The author, Allison Greer, presents five key principles:
1. Interplant: This does not mean planting marigolds at one end of a straight line of vegetables. A traditional geometric garden is often a small monoculture. Nature, by contrast, mixes together flowers, herbs and vegetables creating a polyculture in which each plant is beneficial to the other. Greer advocates planting five to seven different crops per bed. Interplant deep-rooted and shallow-rooted crops so that there is less competition for soil nutrients at a given depth. Tall plants, such as corn or staked indeterminate tomatoes, can shade crops like spinach and cucumbers that prefer partial shade.

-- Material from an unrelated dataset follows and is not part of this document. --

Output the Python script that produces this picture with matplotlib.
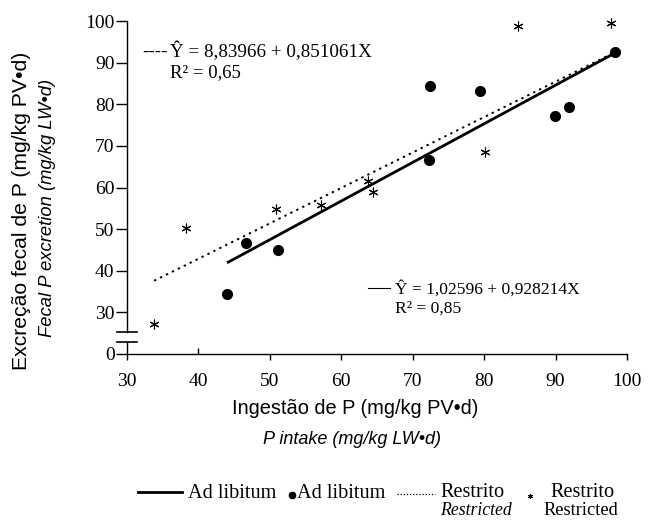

2. Plant Intensively: The bare soil “ground floor” of your garden should not be visible once your plants are mature. Reducing the bare space creates a warm, humid environment beneath the plant leaves. This, in turn, minimizes evaporation—certainly an asset in drought conditions.
3. Rotate Crops: Alternate heavy feeders (corn, broccoli, squash, eggplant) with light feeders (beets, carrots, turnips). Plant soil builders (legumes) and cover crops (crimson clover, winter vetch). Only repeat the same plant family in the same bed every four years.
4. Plant Flowers in an Edible Garden: Flowers may seem superfluous in a vegetable garden. However, they attract beneficial pollinators. Often pests are drawn to flowers and edibles are ignored. For example, borage attracts hornworms away from tomato plants.
5. Look beyond the Border: A companion-planted garden extends beyond the vegetable garden border. Adjacent trees, shrubs and perennial flowers should be considered part of your vegetable garden’s ecosystem. These non-edibles create an inviting habitat for birds, butterflies, bees and toads.
In addition to these key principles, Greer provides a plant-by-plant guide to companion planting. She has experimented with growing various combinations of vegetables, flowers and herbs and explains why certain groupings work best together.
I was attracted to this book because of the numerous helpful diagrams showing raised beds containing five to seven varieties of plants in each. These diagrams provide the reader with a visual reference of how to successfully plan a very diverse edible garden. Companion Planting for the Kitchen Gardener, a very user-friendly book, would make an excellent holiday gift for both the experienced and less experienced food gardener. It is available in paperbook or may be downloaded to an e-book reader.